• Supplied data
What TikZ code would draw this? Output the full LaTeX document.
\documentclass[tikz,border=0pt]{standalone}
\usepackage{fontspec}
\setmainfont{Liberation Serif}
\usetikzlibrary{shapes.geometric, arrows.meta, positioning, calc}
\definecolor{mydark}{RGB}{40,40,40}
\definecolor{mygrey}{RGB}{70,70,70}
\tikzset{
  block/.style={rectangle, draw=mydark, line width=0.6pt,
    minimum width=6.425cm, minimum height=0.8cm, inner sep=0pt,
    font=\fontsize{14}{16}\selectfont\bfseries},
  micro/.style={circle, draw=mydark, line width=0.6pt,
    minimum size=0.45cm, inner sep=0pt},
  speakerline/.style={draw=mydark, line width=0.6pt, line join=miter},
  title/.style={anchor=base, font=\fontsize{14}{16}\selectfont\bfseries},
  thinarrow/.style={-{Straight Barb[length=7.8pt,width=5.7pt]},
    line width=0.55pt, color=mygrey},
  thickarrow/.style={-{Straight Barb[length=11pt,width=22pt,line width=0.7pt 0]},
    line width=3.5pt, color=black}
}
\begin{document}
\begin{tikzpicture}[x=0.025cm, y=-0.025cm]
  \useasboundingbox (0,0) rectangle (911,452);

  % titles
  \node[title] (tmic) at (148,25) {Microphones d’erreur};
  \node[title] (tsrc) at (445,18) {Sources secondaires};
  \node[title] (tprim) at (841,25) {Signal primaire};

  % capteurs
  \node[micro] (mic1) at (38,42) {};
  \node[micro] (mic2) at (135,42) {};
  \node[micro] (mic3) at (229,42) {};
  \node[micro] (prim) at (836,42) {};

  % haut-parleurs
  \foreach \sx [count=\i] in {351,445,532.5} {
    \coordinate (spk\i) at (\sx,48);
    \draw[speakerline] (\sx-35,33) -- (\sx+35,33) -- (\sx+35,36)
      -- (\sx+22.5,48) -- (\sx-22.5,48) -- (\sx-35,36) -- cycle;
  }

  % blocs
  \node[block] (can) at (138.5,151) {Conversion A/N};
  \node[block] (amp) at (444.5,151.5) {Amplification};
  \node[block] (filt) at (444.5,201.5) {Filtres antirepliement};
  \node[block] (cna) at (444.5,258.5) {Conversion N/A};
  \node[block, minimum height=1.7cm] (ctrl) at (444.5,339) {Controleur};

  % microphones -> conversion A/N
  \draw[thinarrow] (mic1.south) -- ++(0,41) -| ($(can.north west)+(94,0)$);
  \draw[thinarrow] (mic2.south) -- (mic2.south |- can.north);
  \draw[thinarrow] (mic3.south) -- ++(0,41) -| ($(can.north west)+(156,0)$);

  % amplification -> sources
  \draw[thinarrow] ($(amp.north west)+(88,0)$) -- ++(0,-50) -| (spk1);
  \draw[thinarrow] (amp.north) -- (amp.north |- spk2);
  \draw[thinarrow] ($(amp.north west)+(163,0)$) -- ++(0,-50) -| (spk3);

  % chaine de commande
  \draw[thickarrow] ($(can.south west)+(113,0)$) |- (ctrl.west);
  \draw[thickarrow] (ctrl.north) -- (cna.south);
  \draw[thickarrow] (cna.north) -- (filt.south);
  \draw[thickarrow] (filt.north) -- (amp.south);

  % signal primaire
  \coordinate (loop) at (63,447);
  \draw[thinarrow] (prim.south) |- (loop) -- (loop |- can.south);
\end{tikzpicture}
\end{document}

• Brief
Output the listing above word for word.

• Answer for the task
What TikZ code would draw this? Output the full LaTeX document.
\documentclass[tikz,border=0pt]{standalone}
\usepackage{fontspec}
\setmainfont{Liberation Serif}
\usetikzlibrary{shapes.geometric, arrows.meta, positioning, calc}
\definecolor{mydark}{RGB}{40,40,40}
\definecolor{mygrey}{RGB}{70,70,70}
\tikzset{
  block/.style={rectangle, draw=mydark, line width=0.6pt,
    minimum width=6.425cm, minimum height=0.8cm, inner sep=0pt,
    font=\fontsize{14}{16}\selectfont\bfseries},
  micro/.style={circle, draw=mydark, line width=0.6pt,
    minimum size=0.45cm, inner sep=0pt},
  speakerline/.style={draw=mydark, line width=0.6pt, line join=miter},
  title/.style={anchor=base, font=\fontsize{14}{16}\selectfont\bfseries},
  thinarrow/.style={-{Straight Barb[length=7.8pt,width=5.7pt]},
    line width=0.55pt, color=mygrey},
  thickarrow/.style={-{Straight Barb[length=11pt,width=22pt,line width=0.7pt 0]},
    line width=3.5pt, color=black}
}
\begin{document}
\begin{tikzpicture}[x=0.025cm, y=-0.025cm]
  \useasboundingbox (0,0) rectangle (911,452);

  % titles
  \node[title] (tmic) at (148,25) {Microphones d’erreur};
  \node[title] (tsrc) at (445,18) {Sources secondaires};
  \node[title] (tprim) at (841,25) {Signal primaire};

  % capteurs
  \node[micro] (mic1) at (38,42) {};
  \node[micro] (mic2) at (135,42) {};
  \node[micro] (mic3) at (229,42) {};
  \node[micro] (prim) at (836,42) {};

  % haut-parleurs
  \foreach \sx [count=\i] in {351,445,532.5} {
    \coordinate (spk\i) at (\sx,48);
    \draw[speakerline] (\sx-35,33) -- (\sx+35,33) -- (\sx+35,36)
      -- (\sx+22.5,48) -- (\sx-22.5,48) -- (\sx-35,36) -- cycle;
  }

  % blocs
  \node[block] (can) at (138.5,151) {Conversion A/N};
  \node[block] (amp) at (444.5,151.5) {Amplification};
  \node[block] (filt) at (444.5,201.5) {Filtres antirepliement};
  \node[block] (cna) at (444.5,258.5) {Conversion N/A};
  \node[block, minimum height=1.7cm] (ctrl) at (444.5,339) {Controleur};

  % microphones -> conversion A/N
  \draw[thinarrow] (mic1.south) -- ++(0,41) -| ($(can.north west)+(94,0)$);
  \draw[thinarrow] (mic2.south) -- (mic2.south |- can.north);
  \draw[thinarrow] (mic3.south) -- ++(0,41) -| ($(can.north west)+(156,0)$);

  % amplification -> sources
  \draw[thinarrow] ($(amp.north west)+(88,0)$) -- ++(0,-50) -| (spk1);
  \draw[thinarrow] (amp.north) -- (amp.north |- spk2);
  \draw[thinarrow] ($(amp.north west)+(163,0)$) -- ++(0,-50) -| (spk3);

  % chaine de commande
  \draw[thickarrow] ($(can.south west)+(113,0)$) |- (ctrl.west);
  \draw[thickarrow] (ctrl.north) -- (cna.south);
  \draw[thickarrow] (cna.north) -- (filt.south);
  \draw[thickarrow] (filt.north) -- (amp.south);

  % signal primaire
  \coordinate (loop) at (63,447);
  \draw[thinarrow] (prim.south) |- (loop) -- (loop |- can.south);
\end{tikzpicture}
\end{document}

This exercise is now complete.